Movies based on comic book superheroes show no signs of stopping any time soon—a phenomenon that has elicited equal parts excitement from fans and derision from critics. This summer, we’ve had successes like X-Men: First Class and failures like Green Lantern (as a longtime fan of the character, that was a particularly hard pill to swallow). Among the successes, we can count Marvel’s Captain America: The First Avenger. While the World War II-themed film emerged as one of the better entries in the genre, it certainly wasn’t the character’s first foray into the cinema, as seen by the DVD re-release of 1990’s Captain America, a film that can help remind us how far superhero movies have come in the last 20 or so years.
The most recent cinematic Captain America adventure kept things mostly confined to the 1940s, but this version uses those adventures as a starting point. It opens with the creation of the Red Skull (Scott Paulin), this time a young Italian boy who was kidnapped by Nazis and forced into experiments to create a super-soldier. Guilty over her role in the effort, Dr. Vaselli (Carla Cassola) defects to the U.S., where she spearheads the effort to turn good ol’ American boy Steve Rogers (Matt Salinger) into a force able to oppose the villain.

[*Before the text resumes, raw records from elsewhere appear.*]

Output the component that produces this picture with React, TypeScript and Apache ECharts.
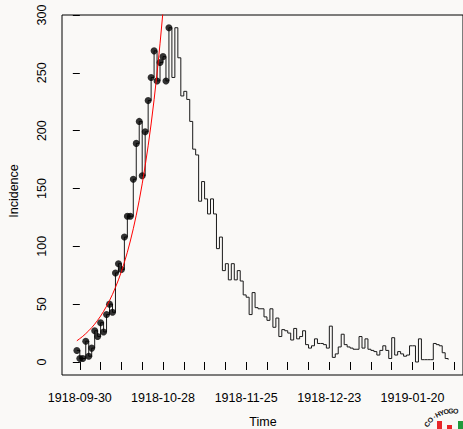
import React, { useEffect, useRef } from "react";
import * as echarts from "echarts";

// Day 0 = 1918-09-30
const startDay = -1;
const incidence = [
  10, 3, 3, 18, 5, 12, 27, 22, 34, 26, 41, 50, 43, 77, 85, 80, 108, 126, 126, 158,
  189, 208, 161, 199, 226, 246, 269, 243, 259, 264, 243, 289, 246, 289, 263, 230, 234, 227, 208, 184,
  179, 139, 156, 141, 128, 141, 128, 98, 108, 79, 85, 71, 85, 71, 79, 70, 58, 56, 41, 60,
  47, 46, 46, 39, 36, 46, 30, 38, 22, 28, 27, 25, 19, 29, 20, 22, 27, 15, 12, 14,
  20, 16, 16, 15, 12, 31, 4, 7, 13, 24, 15, 13, 12, 11, 11, 22, 12, 20, 11, 10,
  9, 6, 10, 14, 10, 3, 21, 6, 9, 7, 5, 6, 14, 14, 0, 20, 2, 2, 2, 2,
  16, 15, 14, 8, 3, 2,
];
const fittedPointCount = 32; // days -1 .. 30 shown as dots
const fitCurve = [
  18.3, 20.2, 22.2, 24.5, 27.0, 29.7, 32.7, 36.1, 39.7, 43.8,
  48.2, 53.1, 58.5, 64.5, 71.0, 78.2, 86.2, 94.9, 104.6, 115.2,
  126.9, 139.8, 154.0, 169.6, 186.9, 205.8, 226.7, 249.8, 275.1, 303.1,
];
const xTickDays = [0, 7, 14, 21, 28, 35, 42, 49, 56, 63, 70, 77, 84, 91, 98, 105, 112, 119, 126];
const xLabelDays = [0, 28, 56, 84, 112];
const xLabels = ["1918-09-30", "1918-10-28", "1918-11-25", "1918-12-23", "1919-01-20"];
const yTicks = [0, 50, 100, 150, 200, 250, 300];
const logoChars = ["C", "O", "·", "H", "Y", "O", "G", "O"];
const logoAngles = [-146, -136, -126, -118, -110, -101, -92, -83];

const FONT = "'Liberation Sans', Arial, Helvetica, sans-serif";

export default function App() {
  const ref = useRef<HTMLDivElement>(null);
  useEffect(() => {
    if (!ref.current) return;
    const chart = echarts.init(ref.current, null, { renderer: "svg" });
    const stepData = incidence.map((v, i) => [startDay + i, v]);
    const dotData = stepData.slice(0, fittedPointCount);
    const curveData = fitCurve.map((v, i) => [startDay + i, v]);

    const cx = 452, cy = 441, r = 30;
    const logo: any[] = logoChars.map((ch, i) => {
      const a = (logoAngles[i] * Math.PI) / 180;
      return {
        type: "text",
        x: cx + r * Math.cos(a),
        y: cy + r * Math.sin(a),
        rotation: -(a + Math.PI / 2),
        style: { text: ch, fontSize: 7, fontWeight: "bold", fill: "#111", fontFamily: FONT, align: "center", verticalAlign: "middle" },
      };
    });
    logo.push(
      { type: "rect", shape: { x: 437, y: 421, width: 5, height: 9 }, style: { fill: "#e8262a" } },
      { type: "rect", shape: { x: 447, y: 425, width: 5, height: 5 }, style: { fill: "#e8262a" } },
      { type: "rect", shape: { x: 458, y: 421, width: 6, height: 9 }, style: { fill: "#1f9a3c" } }
    );

    chart.setOption({
      animation: false,
      backgroundColor: "#faf9f7",
      textStyle: { fontFamily: FONT },
      grid: { left: 62, top: 15, width: 404, height: 360, show: true, borderColor: "#000", borderWidth: 1, backgroundColor: "transparent" },
      xAxis: {
        type: "value",
        min: -6,
        max: 129,
        axisLine: { show: false },
        splitLine: { show: false },
        axisTick: { show: true, customValues: xTickDays, length: 8, inside: false, lineStyle: { color: "#000", width: 1 } },
        axisLabel: {
          customValues: xLabelDays,
          margin: 16,
          fontSize: 12.5,
          color: "#000",
          fontFamily: FONT,
          formatter: (v: number) => {
            const k = xLabelDays.indexOf(Math.round(v));
            return k >= 0 ? xLabels[k] : "";
          },
        },
      },
      yAxis: {
        type: "value",
        min: -11.25,
        max: 300,
        axisLine: { show: false },
        splitLine: { show: false },
        axisTick: { show: true, customValues: yTicks, length: 7, inside: false, lineStyle: { color: "#000", width: 1 } },
        axisLabel: { customValues: yTicks, rotate: 90, margin: 14, fontSize: 12.5, color: "#000", fontFamily: FONT },
      },
      graphic: [
        { type: "text", x: 263, y: 422, style: { text: "Time", fontSize: 12.5, fill: "#000", fontFamily: FONT, align: "center", verticalAlign: "middle" } },
        { type: "text", x: 14, y: 191, rotation: Math.PI / 2, style: { text: "Incidence", fontSize: 12.5, fill: "#000", fontFamily: FONT, align: "center", verticalAlign: "middle" } },
        ...logo,
      ],
      series: [
        {
          type: "line",
          data: stepData,
          step: "end",
          showSymbol: false,
          clip: true,
          lineStyle: { color: "#1a1a1a", width: 1 },
          z: 2,
        },
        {
          type: "scatter",
          data: dotData,
          symbol: "circle",
          symbolSize: 7,
          itemStyle: { color: "#000" },
          z: 3,
        },
        {
          type: "line",
          data: curveData,
          showSymbol: false,
          clip: true,
          smooth: false,
          lineStyle: { color: "#ff0000", width: 1 },
          z: 4,
        },
      ],
    });
    return () => chart.dispose();
  }, []);
  return <div ref={ref} style={{ position: "fixed", left: 0, top: 0, width: 463, height: 429 }} />;
}
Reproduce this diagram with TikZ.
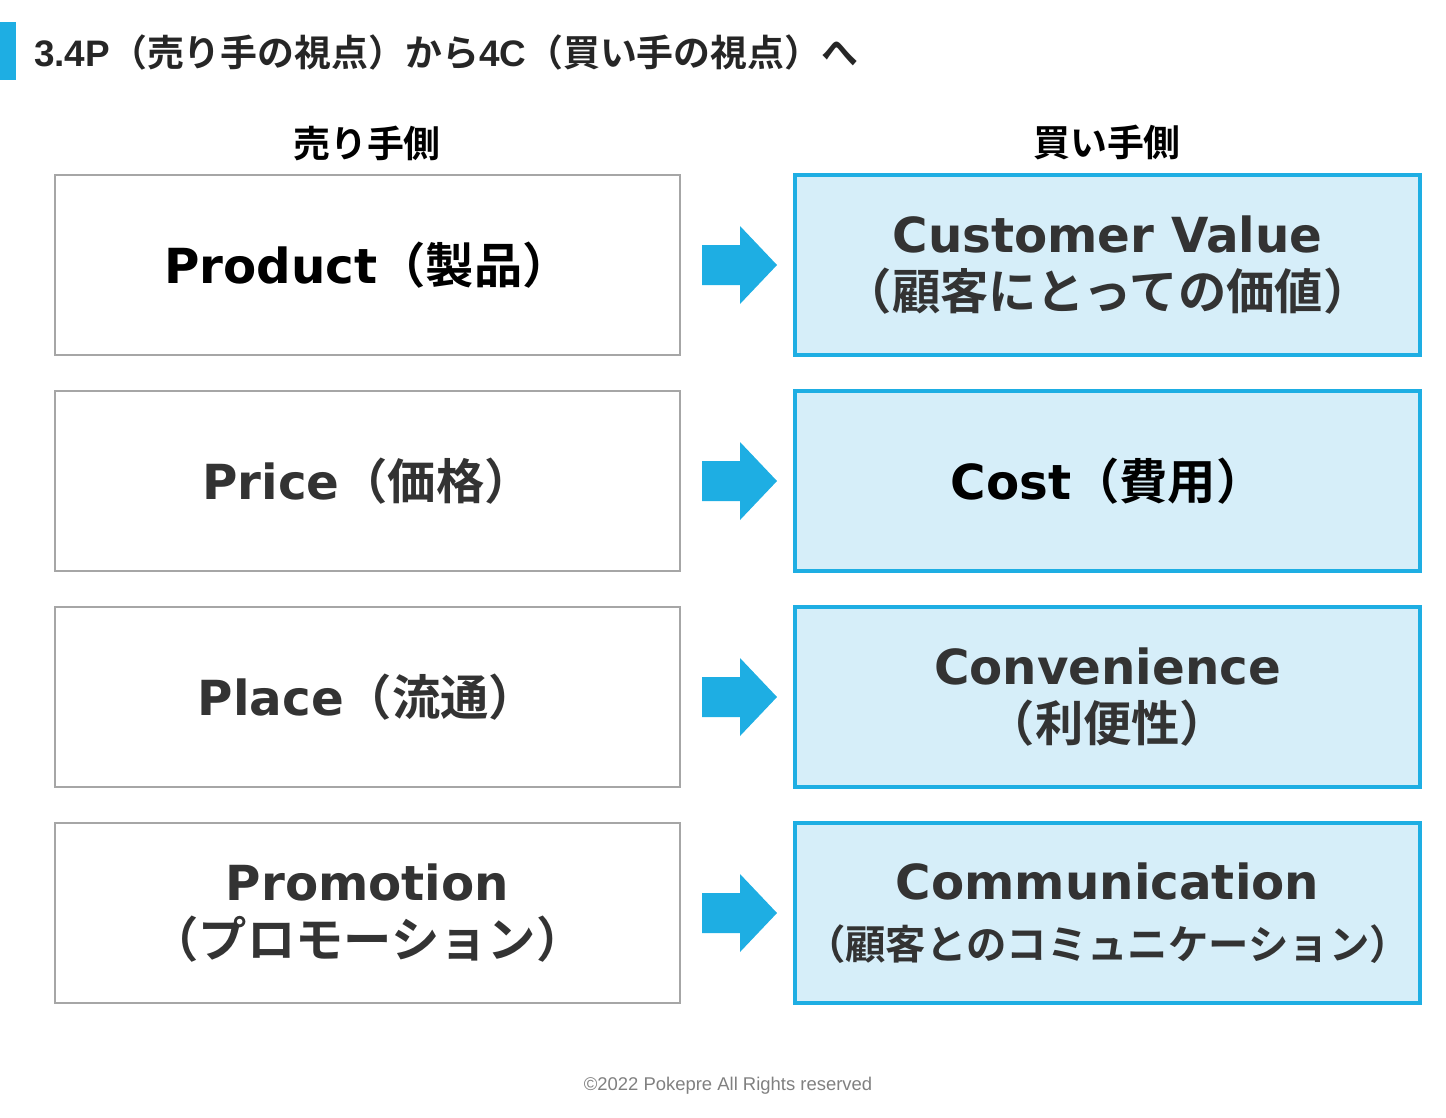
\documentclass[tikz,border=0pt]{standalone}
\usepackage{fontspec}
\setmainfont{DejaVu Sans}
\newfontfamily\jp{Noto Sans CJK JP}[BoldFont={* Bold}]
\newfontfamily\ar{Liberation Sans}
\newcommand{\J}[1]{{\jp #1}}
\definecolor{acc}{HTML}{1EAEE3}
\definecolor{lb}{HTML}{D6EEF9}
\definecolor{tx}{HTML}{333333}
\definecolor{gb}{HTML}{A6A6A6}
\begin{document}
\begin{tikzpicture}[x=0.02cm,y=-0.02cm,
  lbox/.style={draw=gb,line width=1.2pt,minimum width=625*0.02cm,minimum height=180*0.02cm,align=center,font=\bfseries\fontsize{27.5}{34}\selectfont,text=tx},
  rbox/.style={draw=acc,fill=lb,line width=2.4pt,minimum width=625*0.02cm,minimum height=180*0.02cm,align=center,font=\bfseries\fontsize{27.5}{34}\selectfont,text=tx},
  hd/.style={font=\jp\bfseries\fontsize{21}{24}\selectfont,text=black},
  arr/.style={fill=acc,draw=none}]
\useasboundingbox (0,0) rectangle (1446,1117);
\fill[acc] (0,22) rectangle (16,80);
\node[anchor=west,font=\bfseries\fontsize{21}{24}\selectfont,text=black!85] (title) at (28,52) {{\ar 3.4P}\J{（売り手の視点）から}{\ar 4C}\J{（買い手の視点）へ}};
\node[hd] (h1) at (367,143) {売り手側};
\node[hd] (h2) at (1107,143) {買い手側};
\node[lbox,text=black] (l1) at (367.5,265) {Product\J{（製品）}};
\node[lbox] (l2) at (367.5,481) {Price\J{（価格）}};
\node[lbox] (l3) at (367.5,697) {Place\J{（流通）}};
\node[lbox] (l4) at (367.5,913) {Promotion\\[-2pt]\J{（プロモーション）}};
\node[rbox] (r1) at (1107.5,265) {Customer Value\\[-2pt]\J{（顧客にとっての価値）}};
\node[rbox,text=black] (r2) at (1107.5,481) {Cost\J{（費用）}};
\node[rbox] (r3) at (1107.5,697) {Convenience\\[-2pt]\J{（利便性）}};
\node[rbox] (r4) at (1107.5,913) {Communication\\[0pt]{\jp\fontsize{23}{28}\selectfont（顧客とのコミュニケーション）}};
\foreach \y in {265,481,697,913}{
  \fill[arr] (702,\y-20) -- (740,\y-20) -- (740,\y-39) -- (777,\y) -- (740,\y+39) -- (740,\y+20) -- (702,\y+20) -- cycle;
}
\node[font=\ar\fontsize{10.5}{12}\selectfont,text=gray] (ft) at (728,1086) {©2022 Pokepre All Rights reserved};
\end{tikzpicture}
\end{document}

Their first confrontation ends badly for both, with the Red Skull’s plan defeated and Captain America frozen in Arctic ice. Some 50 years later, researchers discover the Captain and manage to revive him, leaving him somewhat confused and lost in the modern era. While he struggles to reconnect with the world, the Red Skull has also resurfaced, kidnapping U.S. President Kimball (Ronny Cox) in a bid to prevent his pro-environmental agenda from interfering with the corrupt military-industrial complex. Of course, there’s only one person who can stop the Red Skull—and, with the help of a reporter (Ned Beatty) and Sharon Carter (Kim Gilllingham), the daughter of his 1940s girlfriend, Captain America gets back into action.
More than anything else, Captain America is a reminder of what superhero movies used to be like. Partly due to technical limitations and partly due to audience tastes, these weren’t the mega-budget blockbusters that so infuriate film snobs now. Outside of the Superman franchise, which flamed out after the dismal fourth movie, and Batman, which had become a surprise hit, few producers were willing to risk much money on spandex-clad comic book heroes.
Those budgetary limitations are all over Captain America. Starting with a decent but uninspired script and continuing through the cast of unknowns and B-listers, everything feels cheap. Salinger does his best as the square-jawed Boy Scout, but he doesn’t have the experience or natural charisma to carry the film. Paulin hams it up as the Red Skull, occasionally showing some real flair, but mostly just wandering through typical villain clichés.
And then there’s the costume. If filmmakers have learned anything over the last decade of superhero films, it’s how to translate the look of a superhero into something that doesn’t immediately inspire laughter. Captain America hadn’t learned that yet, and it goes for a straight translation of red, white, and blue spandex, complete with wings over the ears.
To be fair, it isn’t an awful film. That distinction better applies to Roger Corman’s Fantastic Four, which was so bad it was never even released. Captain America tried to bring one of Marvel’s top characters to the screen, but it was hamstrung from the beginning by a lack of resources and an industry that hadn’t fully figured out how to translate what worked on the page to what works on the screen. Thankfully for those of us who have always been fans of the genre, they’ve gotten much, much better.